═════ Records to use ═════
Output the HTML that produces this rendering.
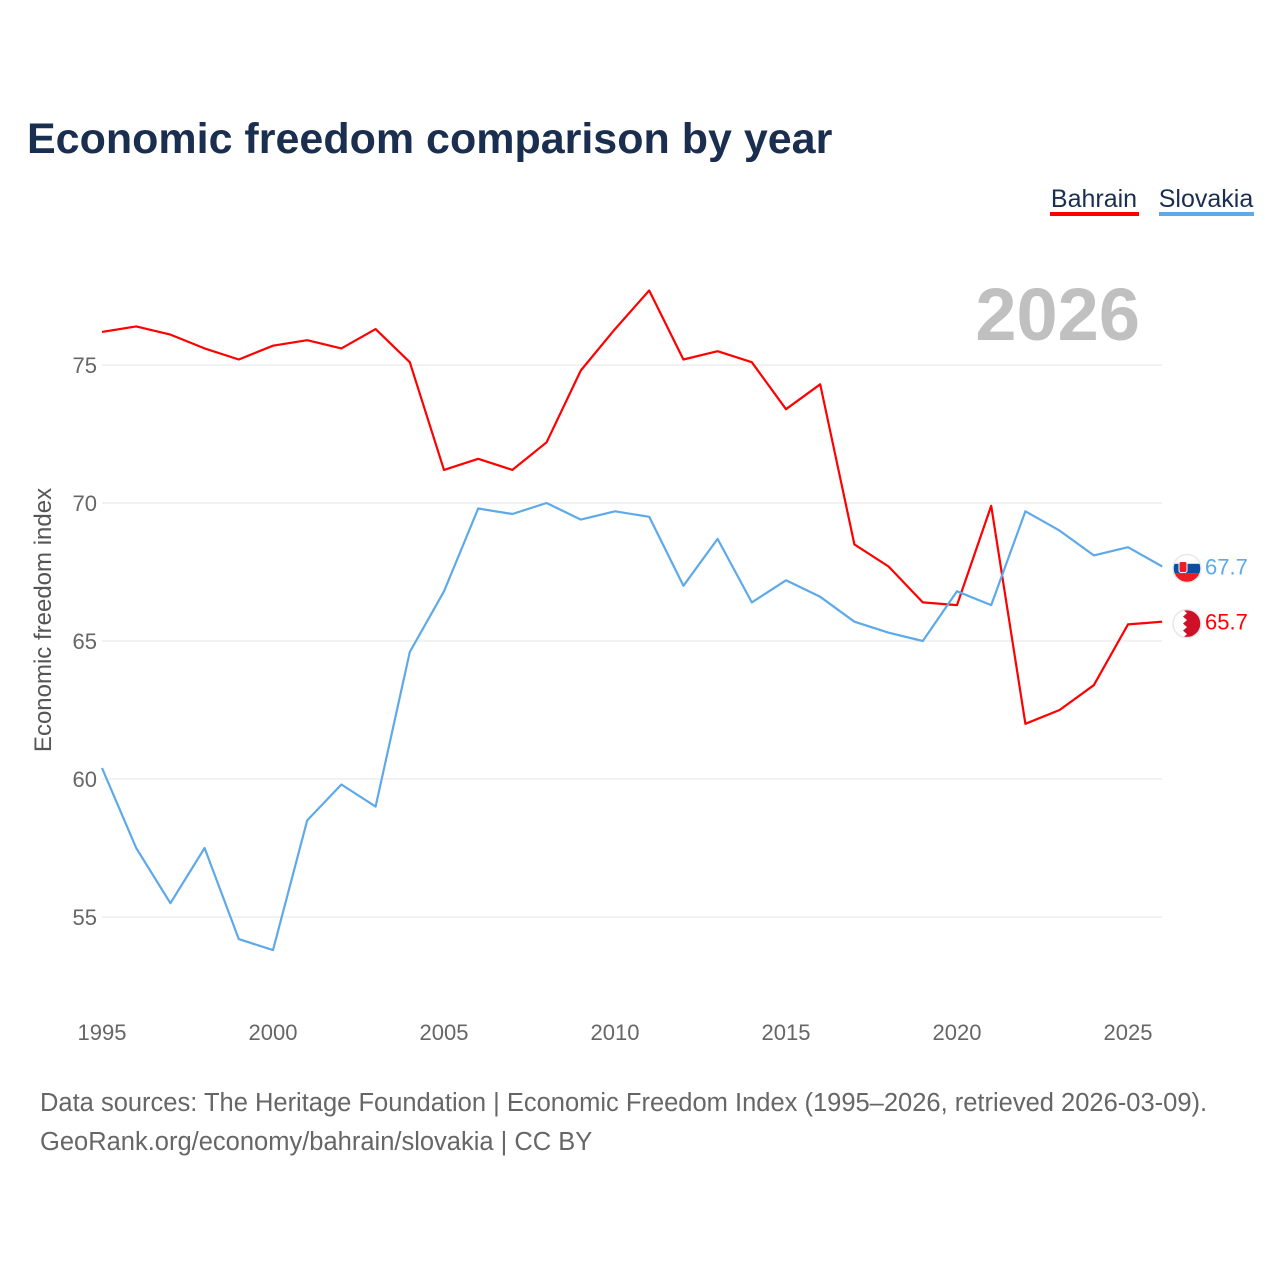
<!DOCTYPE html>
<html><head><meta charset="utf-8">
<style>
body{margin:0;background:#fff;font-family:"Liberation Sans",sans-serif;}
#wrap{position:relative;width:1280px;height:1280px;}
</style></head>
<body>
<div id="wrap">
<svg id="chart" width="1280" height="1280" xmlns="http://www.w3.org/2000/svg">
<defs><clipPath id="cc"><circle cx="0" cy="0" r="14"/></clipPath></defs>
<text x="27" y="153" font-size="43" font-weight="bold" fill="#1a2e4f">Economic freedom comparison by year</text>
<g>
<text x="1094" y="207" font-size="25" fill="#1a2e4f" text-anchor="middle">Bahrain</text>
<rect x="1050" y="212" width="89" height="4" fill="#ff0000"/>
</g>
<g>
<text x="1206" y="207" font-size="25" fill="#1a2e4f" text-anchor="middle">Slovakia</text>
<rect x="1159" y="212" width="95" height="4" fill="#5da9e9"/>
</g>
<text x="1140" y="340" font-size="74" font-weight="bold" fill="#c0c0c0" text-anchor="end">2026</text>
<text transform="translate(51,620) rotate(-90)" font-size="24" fill="#555" text-anchor="middle">Economic freedom index</text>
<g id="grid"></g><g id="xticks"></g><g id="series"></g>
<text x="40" y="1111" font-size="25.5" fill="#666">Data sources: The Heritage Foundation | Economic Freedom Index (1995–2026, retrieved 2026-03-09).</text>
<text x="40" y="1150" font-size="25.5" fill="#666">GeoRank.org/economy/bahrain/slovakia | CC BY</text>
</svg>
</div>
<script>
const years = [1995,1996,1997,1998,1999,2000,2001,2002,2003,2004,2005,2006,2007,2008,2009,2010,2011,2012,2013,2014,2015,2016,2017,2018,2019,2020,2021,2022,2023,2024,2025,2026];
const bahrain = [76.2,76.4,76.1,75.6,75.2,75.7,75.9,75.6,76.3,75.1,71.2,71.6,71.2,72.2,74.8,76.3,77.7,75.2,75.5,75.1,73.4,74.3,68.5,67.7,66.4,66.3,69.9,62.0,62.5,63.4,65.6,65.7];
const slovakia = [60.4,57.5,55.5,57.5,54.2,53.8,58.5,59.8,59.0,64.6,66.8,69.8,69.6,70.0,69.4,69.7,69.5,67.0,68.7,66.4,67.2,66.6,65.7,65.3,65.0,66.8,66.3,69.7,69.0,68.1,68.4,67.7];
const yTicks = [55,60,65,70,75];
const xTicks = [1995,2000,2005,2010,2015,2020,2025];

const NS = "http://www.w3.org/2000/svg";
function X(yr){return 102 + (yr-1995)*34.2;}
function Y(v){return 365 + (75-v)*27.6;}
function mk(tag, attrs, parent){const e=document.createElementNS(NS,tag);for(const k in attrs)e.setAttribute(k,attrs[k]);parent.appendChild(e);return e;}

const grid=document.getElementById('grid');
yTicks.forEach(t=>{
  const l=mk('line',{x1:102,x2:1162,y1:Y(t),y2:Y(t),stroke:'#e6e6e6','stroke-width':1},grid);
  
  
  const tx=mk('text',{x:97,y:Y(t)+8,'font-size':22,fill:'#666','text-anchor':'end'},grid);
  tx.textContent=t;
  
  
});
const xt=document.getElementById('xticks');
xTicks.forEach(t=>{
  const tx=mk('text',{x:X(t),y:1040,'font-size':22,fill:'#666','text-anchor':'middle'},xt);
  tx.textContent=t;
  
  
});
const sg=document.getElementById('series');
function drawSeries(vals,color,name,flagDraw){
  const d=vals.map((v,i)=>(i?'L':'M')+X(years[i]).toFixed(1)+','+Y(v).toFixed(1)).join(' ');
  const p=mk('path',{d:d,fill:'none',stroke:color,'stroke-width':2.2,'stroke-linejoin':'round'},sg);
  
  
  const last=vals[vals.length-1];
  const cx=1187, cy=Y(last)+2;
  const g=mk('g',{transform:`translate(${cx},${cy})`},sg);
  
  
  const inner=mk('g',{'clip-path':'url(#cc)'},g);
  flagDraw(inner);
  mk('circle',{cx:0,cy:0,r:14,fill:'none',stroke:'#e8e8e8','stroke-width':1.5},g);
  const lb=mk('text',{x:1205,y:Y(last)+8,'font-size':22,fill:color},sg);
  lb.textContent=last.toFixed(1);
  
  
}
drawSeries(bahrain,'#ff0000','bahrain',(g)=>{
  mk('rect',{x:-14,y:-14,width:28,height:28,fill:'#ce1126'},g);
  mk('path',{d:`M-14,-14 h10 l4,3.5 -4,3.5 4,3.5 -4,3.5 4,3.5 -4,3.5 4,3.5 -4,3.5 h-10 z`,fill:'#fff'},g);
});
drawSeries(slovakia,'#5da9e9','slovakia',(g)=>{
  mk('rect',{x:-14,y:-14,width:28,height:9.3,fill:'#fff'},g);
  mk('rect',{x:-14,y:-4.7,width:28,height:9.3,fill:'#0b4ea2'},g);
  mk('rect',{x:-14,y:4.6,width:28,height:9.4,fill:'#ee1c25'},g);
  mk('rect',{x:-8,y:-7,width:8,height:11,rx:2,fill:'#ee1c25',stroke:'#fff','stroke-width':1},g);
});
</script>
</body></html>
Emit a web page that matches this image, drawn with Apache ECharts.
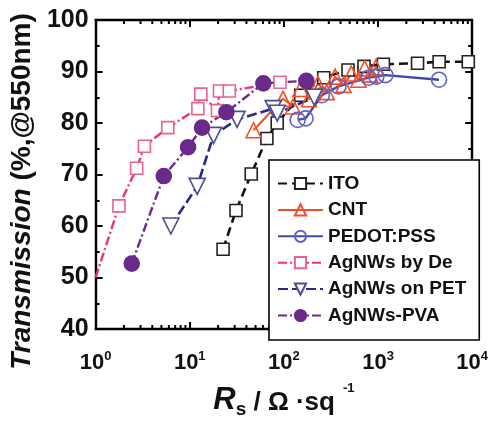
<!DOCTYPE html>
<html>
<head>
<meta charset="utf-8">
<script src="https://cdn.jsdelivr.net/npm/echarts@6/dist/echarts.min.js"></script>
<style>html,body{margin:0;padding:0;background:#fff;}#c{width:491px;height:424px;}</style>
</head>
<body>
<div id="c"></div>
<script>
// ---- data (R_s in ohm/sq, transmission in %) ----
var itoR = [22.6, 31, 45, 66, 85, 151, 265, 480, 710, 1140, 2630, 4460, 9100];
var itoT = [55.5, 63, 70.1, 77, 80, 85.4, 88.8, 90.3, 91, 91.4, 91.6, 91.9, 91.9];
var cntR = [47.6, 98, 125, 150, 185, 230, 285, 350, 430, 520, 620, 720, 830, 950];
var cntT = [78.6, 84.7, 83.2, 86.6, 84.6, 87.6, 86.0, 89.0, 87.4, 89.6, 88.4, 90.6, 89.4, 90.8];
var pedotR = [140, 170, 253, 380, 795, 960, 1200, 4450];
var pedotT = [80.6, 80.9, 85.4, 87.1, 88.8, 89.0, 89.3, 88.4];
var deR = [1.0, 1.77, 2.73, 3.3, 5.85, 12.2, 13.1, 19.7, 20.7, 26.3, 91];
var deT = [50, 63.9, 71.2, 75.5, 79.1, 82.8, 85.6, 82.4, 86.2, 86.2, 87.9];
var petR = [6.3, 12, 17.9, 31.8, 77, 85, 210];
var petT = [60, 67.7, 77.6, 80.7, 82.8, 81.9, 85.0];
var pvaR = [2.42, 5.3, 9.6, 13.5, 24.5, 60.5, 173];
var pvaT = [52.7, 69.7, 75.3, 79.1, 82.1, 87.7, 88.2];
var seriesNames = ['ITO', 'CNT', 'PEDOT:PSS', 'AgNWs by De', 'AgNWs on PET', 'AgNWs-PVA'];
var yTicks = [40, 50, 60, 70, 80, 90, 100];
var xDecades = [1, 10, 100, 1000, 10000];
var minorMultipliers = [2, 3, 4, 5, 6, 7, 8, 9];

function pairs(xs, ys) { return xs.map(function (x, i) { return [x, ys[i]]; }); }

var minorTickValues = [];
xDecades.slice(0, -1).forEach(function (d) {
  minorMultipliers.forEach(function (m) { minorTickValues.push(d * m); });
});

var deData = pairs(deR, deT).map(function (p, i) {
  return i === 0 ? { value: p, symbol: 'none' } : p;
});

var chart = echarts.init(document.getElementById('c'), null, { renderer: 'canvas' });

var FF = 'Liberation Sans, Arial, sans-serif';

function lineSeries(name, data, color, symColor, symbol, fill, dash, width, size, rot) {
  return {
    name: name, type: 'line', data: data, xAxisIndex: 0, yAxisIndex: 0,
    symbol: symbol, symbolSize: size, symbolRotate: rot || 0,
    showSymbol: true, clip: true,
    lineStyle: { color: color, width: width, type: dash },
    itemStyle: { color: fill, borderColor: symColor, borderWidth: 1.6 },
    emphasis: { disabled: true }, animation: false, z: 3
  };
}

var option = {
  animation: false,
  backgroundColor: '#fff',
  grid: { left: 93, right: 13, top: 20, bottom: 84 },
  legend: {
    data: seriesNames,
    orient: 'vertical',
    left: 269, top: 160,
    backgroundColor: '#fff',
    borderColor: '#000', borderWidth: 1.6,
    padding: [14, 13, 15, 8],
    itemWidth: 45, itemHeight: 14, itemGap: 7.4,
    textStyle: { fontFamily: FF, fontWeight: 'bold', fontSize: 19, color: '#111', lineHeight: 19 },
    z: 10
  },
  xAxis: [{
    type: 'log', logBase: 10, min: 1, max: 10000, position: 'bottom',
    axisLine: { lineStyle: { color: '#000', width: 2.4 } },
    axisTick: { inside: true, length: 7, lineStyle: { width: 2 } },
    splitLine: { show: false },
    axisLabel: {
      margin: 21,
      formatter: function (v) { return '{b|10}{s|' + Math.round(Math.log10(v)) + '}'; },
      rich: {
        b: { fontFamily: FF, fontWeight: 'bold', fontSize: 22, color: '#111', verticalAlign: 'bottom', lineHeight: 24 },
        s: { fontFamily: FF, fontWeight: 'bold', fontSize: 13, color: '#111', verticalAlign: 'top', lineHeight: 24, padding: [0, 0, 10, 0] }
      }
    },
    name: '{r|R}{sub|s}{t| / Ω ·sq}{sup|-1}',
    nameLocation: 'middle', nameGap: 53,
    nameTextStyle: {
      rich: {
        r: { fontFamily: FF, fontWeight: 'bold', fontStyle: 'italic', fontSize: 31, color: '#111', verticalAlign: 'bottom', lineHeight: 34 },
        sub: { fontFamily: FF, fontWeight: 'bold', fontSize: 19, color: '#111', verticalAlign: 'bottom', lineHeight: 34, padding: [0, 0, -3, 0] },
        t: { fontFamily: FF, fontWeight: 'bold', fontSize: 26, color: '#111', verticalAlign: 'bottom', lineHeight: 34 },
        sup: { fontFamily: FF, fontWeight: 'bold', fontSize: 13, color: '#111', verticalAlign: 'top', lineHeight: 34, padding: [0, 0, 24, 8] }
      }
    }
  }, {
    type: 'log', logBase: 10, min: 1, max: 10000, position: 'top',
    axisLine: { lineStyle: { color: '#000', width: 2.4 } },
    axisTick: { inside: true, length: 7, lineStyle: { width: 2 } },
    axisLabel: { show: false }, splitLine: { show: false }
  }],
  yAxis: [{
    type: 'value', min: 40, max: 100, interval: 10, position: 'left',
    axisLine: { show: true, lineStyle: { color: '#000', width: 2.4 } },
    axisTick: { show: true, inside: true, length: 7, lineStyle: { width: 2 } },
    minorTick: { show: true, splitNumber: 2, length: 4, lineStyle: { color: '#000', width: 2 } },
    splitLine: { show: false },
    axisLabel: {
      margin: 7, color: '#111',
      fontFamily: FF, fontWeight: 'bold', fontSize: 25,
      formatter: function (v) { return yTicks.indexOf(v) >= 0 ? String(v) : ''; }
    },
    name: '{i|Transmission} (%,@550nm)',
    nameLocation: 'middle', nameGap: 46, nameRotate: 90,
    nameTextStyle: {
      fontFamily: FF, fontWeight: 'bold', fontSize: 28, color: '#111',
      padding: [0, 34, 0, 0],
      rich: {
        i: { fontFamily: FF, fontWeight: 'bold', fontStyle: 'italic', fontSize: 28, color: '#111' }
      }
    }
  }, {
    type: 'value', min: 40, max: 100, interval: 10, position: 'right',
    axisLine: { show: true, lineStyle: { color: '#000', width: 2.4 } },
    axisTick: { show: true, inside: true, length: 7, lineStyle: { width: 2 } },
    minorTick: { show: true, splitNumber: 2, length: 4, lineStyle: { color: '#000', width: 2 } },
    axisLabel: { show: false }, splitLine: { show: false }
  }],
  series: [
    lineSeries('ITO', pairs(itoR, itoT), '#111', '#222', 'rect', '#fff', [9, 5], 2.6, 12),
    lineSeries('CNT', pairs(cntR, cntT), '#f0502a', '#f0502a', 'triangle', 'rgba(255,255,255,0)', 'solid', 2, 15),
    lineSeries('PEDOT:PSS', pairs(pedotR, pedotT), '#4646b0', '#6262c4', 'circle', 'rgba(255,255,255,0)', 'solid', 2.4, 15),
    lineSeries('AgNWs by De', deData, '#f0307a', '#e8648e', 'rect', '#fff', [9, 3, 2, 3], 2.4, 12),
    lineSeries('AgNWs on PET', pairs(petR, petT), '#242a86', '#4c4c8e', 'triangle', '#fff', [10, 4], 2.6, 16, 180),
    lineSeries('AgNWs-PVA', pairs(pvaR, pvaT), '#6a2a8a', '#6a2a8a', 'circle', '#6a2a8a', [9, 3, 2, 3], 2.4, 15),
    {
      type: 'custom', name: 'minorTicks', xAxisIndex: 0, yAxisIndex: 0,
      data: minorTickValues.map(function (v) { return [v, 40]; }),
      silent: true, animation: false, z: 5,
      renderItem: function (params, api) {
        var cs = params.coordSys;
        var x = api.coord([api.value(0), 40])[0];
        return {
          type: 'group',
          children: [
            { type: 'line', shape: { x1: x, y1: cs.y + cs.height, x2: x, y2: cs.y + cs.height - 4 }, style: { stroke: '#000', lineWidth: 2 } },
            { type: 'line', shape: { x1: x, y1: cs.y, x2: x, y2: cs.y + 4 }, style: { stroke: '#000', lineWidth: 2 } }
          ]
        };
      }
    }
  ]
};
chart.setOption(option);
</script>
</body>
</html>
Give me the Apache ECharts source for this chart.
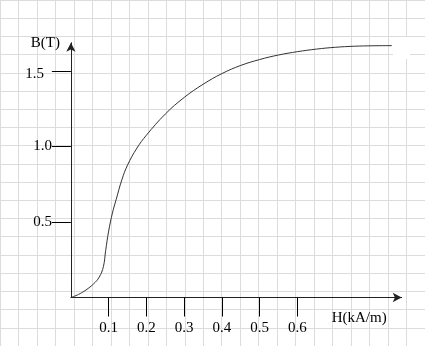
═════
Prompt — Out of the preceding entries, pull every line containing the string "that".

Result of this task —
Output the HTML that produces this rendering.
Emit a web page that matches this image, drawn with Apache ECharts.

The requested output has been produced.